# Task goal
Read the lines below. Copy out any that hold the string "React".

# Data
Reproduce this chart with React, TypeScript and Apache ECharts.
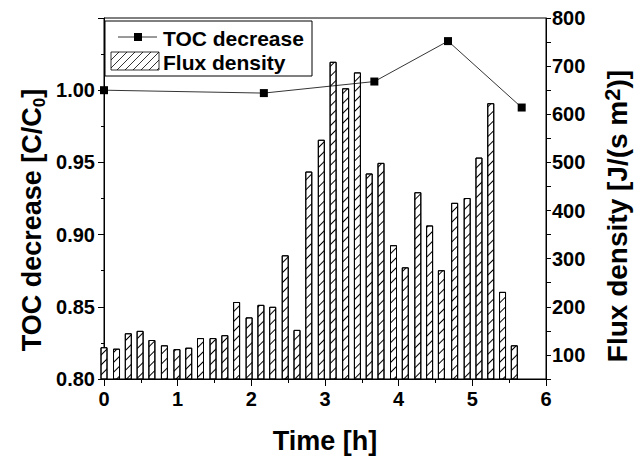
import React, { useEffect, useRef } from "react";
import * as echarts from "echarts";

// ---- data ----
const barTimes = [0, 0.17, 0.33, 0.49, 0.65, 0.82, 0.99, 1.15, 1.31, 1.48, 1.64, 1.8, 1.97, 2.13, 2.29, 2.46, 2.62, 2.78, 2.95, 3.11, 3.28, 3.44, 3.6, 3.76, 3.93, 4.09, 4.26, 4.42, 4.58, 4.76, 4.93, 5.09, 5.25, 5.41, 5.57];
const fluxValues = [116, 113, 145, 150, 131, 120, 112, 115, 135, 135, 141, 210, 178, 204, 200, 307, 152, 481, 547, 709, 654, 687, 477, 499, 328, 282, 438, 369, 276, 416, 426, 510, 623, 231, 120];
const tocTimes = [0, 2.17, 3.67, 4.67, 5.67];
const tocValues = [1.0, 0.998, 1.006, 1.034, 0.988];

const xTitle = "Time [h]";
const leftTitle = "{m|TOC decrease [C/C}{sub|0}{m|]}";
const rightTitle = "{m|Flux density [J/(s m}{sup|2}{m|)]}";
const legendNames = ["TOC decrease", "Flux density"];

const FONT = "Liberation Sans";

function hatchLines(x0: number, y0: number, w: number, h: number, step: number) {
  const out: any[] = [];
  for (let c = x0 - h; c < x0 + w; c += step) {
    const tmin = Math.max(0, (x0 - c) / h);
    const tmax = Math.min(1, (x0 + w - c) / h);
    if (tmin < tmax) {
      out.push({
        type: "line",
        shape: { x1: c + tmin * h, y1: y0 + h - tmin * h, x2: c + tmax * h, y2: y0 + h - tmax * h },
        style: { stroke: "#000", lineWidth: 0.8 },
        z: 101,
      });
    }
  }
  return out;
}

export default function App() {
  const ref = useRef<HTMLDivElement>(null);
  useEffect(() => {
    if (!ref.current) return;
    const chart = echarts.init(ref.current, undefined, { renderer: "svg" });
    const axisLabelBase = { color: "#000", fontSize: 20, fontWeight: "bold", fontFamily: FONT };
    const axisLine = { show: true, onZero: false, lineStyle: { color: "#000", width: 1 } };
    const option: any = {
      animation: false,
      backgroundColor: "#fff",
      grid: { left: 104, right: 90, top: 18, bottom: 77, show: true, borderColor: "#000", borderWidth: 1, backgroundColor: "transparent" },
      xAxis: {
        type: "value",
        min: 0,
        max: 6,
        interval: 1,
        axisLine,
        axisTick: { show: true, inside: false, length: 7, lineStyle: { color: "#000" } },
        minorTick: { show: true, splitNumber: 2, length: 4, lineStyle: { color: "#000" } },
        splitLine: { show: false },
        minorSplitLine: { show: false },
        axisLabel: { ...axisLabelBase, margin: 10 },
      },
      yAxis: [
        {
          type: "value",
          position: "left",
          min: 0.8,
          max: 1.05,
          interval: 0.05,
          axisLine,
          axisTick: { show: true, inside: false, length: 6, lineStyle: { color: "#000" } },
          minorTick: { show: true, splitNumber: 2, length: 3, lineStyle: { color: "#000" } },
          splitLine: { show: false },
          minorSplitLine: { show: false },
          axisLabel: {
            ...axisLabelBase,
            margin: 9,
            formatter: (v: number) => (Math.abs(v - 1.05) < 1e-6 ? "" : v.toFixed(2)),
          },
        },
        {
          type: "value",
          position: "right",
          min: 50,
          max: 800,
          interval: 50,
          axisLine,
          axisTick: { show: true, inside: false, length: 5, lineStyle: { color: "#000" } },
          splitLine: { show: false },
          axisLabel: {
            ...axisLabelBase,
            margin: 6,
            formatter: (v: number) => (Math.round(v) % 100 === 0 ? String(Math.round(v)) : ""),
          },
        },
      ],
      series: [
        {
          name: legendNames[1],
          type: "bar",
          yAxisIndex: 1,
          barWidth: 7,
          clip: true,
          data: barTimes.map((t, i) => [t, fluxValues[i]]),
          itemStyle: {
            color: "#fff",
            borderColor: "#000",
            borderWidth: 1,
            decal: {
              symbol: "rect",
              symbolSize: 1,
              color: "#000",
              dashArrayX: [1, 0],
              dashArrayY: [1, 6],
              rotation: -Math.PI / 4,
            },
          },
        },
        {
          name: legendNames[0],
          type: "line",
          yAxisIndex: 0,
          data: tocTimes.map((t, i) => [t, tocValues[i]]),
          symbol: "rect",
          symbolSize: 8,
          lineStyle: { color: "#000", width: 0.8 },
          itemStyle: { color: "#000" },
          z: 5,
        },
      ],
      graphic: [
        {
          type: "text",
          x: 325,
          y: 441,
          style: { text: xTitle, fill: "#000", font: `bold 27px "${FONT}"`, align: "center", verticalAlign: "middle" },
        },
        {
          type: "text",
          x: 32,
          y: 220,
          rotation: Math.PI / 2,
          style: {
            text: leftTitle,
            align: "center",
            verticalAlign: "middle",
            rich: {
              m: { font: `bold 27px "${FONT}"`, fontSize: 27, fontWeight: "bold", fontFamily: FONT, fill: "#000", lineHeight: 31, verticalAlign: "middle" },
              sub: { font: `bold 17px "${FONT}"`, fontSize: 17, fontWeight: "bold", fontFamily: FONT, fill: "#000", lineHeight: 17, verticalAlign: "bottom" },
            },
          },
        },
        {
          type: "text",
          x: 617,
          y: 216,
          rotation: Math.PI / 2,
          style: {
            text: rightTitle,
            align: "center",
            verticalAlign: "middle",
            rich: {
              m: { font: `bold 28px "${FONT}"`, fontSize: 28, fontWeight: "bold", fontFamily: FONT, fill: "#000", lineHeight: 32, verticalAlign: "middle" },
              sup: { font: `bold 22px "${FONT}"`, fontSize: 22, fontWeight: "bold", fontFamily: FONT, fill: "#000", lineHeight: 22, verticalAlign: "top" },
            },
          },
        },
        // legend
        {
          type: "rect",
          shape: { x: 105, y: 21, width: 207, height: 55 },
          style: { fill: "#fff", stroke: "#000", lineWidth: 1 },
          z: 100,
        },
        {
          type: "line",
          shape: { x1: 118, y1: 37, x2: 157, y2: 37 },
          style: { stroke: "#000", lineWidth: 0.8 },
          z: 101,
        },
        {
          type: "rect",
          shape: { x: 134, y: 33, width: 8, height: 8 },
          style: { fill: "#000" },
          z: 102,
        },
        {
          type: "text",
          x: 163,
          y: 38,
          style: { text: legendNames[0], fill: "#000", font: `bold 21px "${FONT}"`, verticalAlign: "middle" },
          z: 101,
        },
        {
          type: "rect",
          shape: { x: 111, y: 52, width: 48, height: 18 },
          style: { fill: "#fff", stroke: "#000", lineWidth: 0.8 },
          z: 101,
        },
        ...hatchLines(111, 52, 48, 18, 8),
        {
          type: "text",
          x: 163,
          y: 62,
          style: { text: legendNames[1], fill: "#000", font: `bold 21px "${FONT}"`, verticalAlign: "middle" },
          z: 101,
        },
      ],
    };
    chart.setOption(option);
    return () => chart.dispose();
  }, []);
  return <div ref={ref} style={{ position: "absolute", left: 0, top: 0, width: 636, height: 456 }} />;
}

# Expected output
Reproduce this chart with React, TypeScript and Apache ECharts.
import React, { useEffect, useRef } from "react";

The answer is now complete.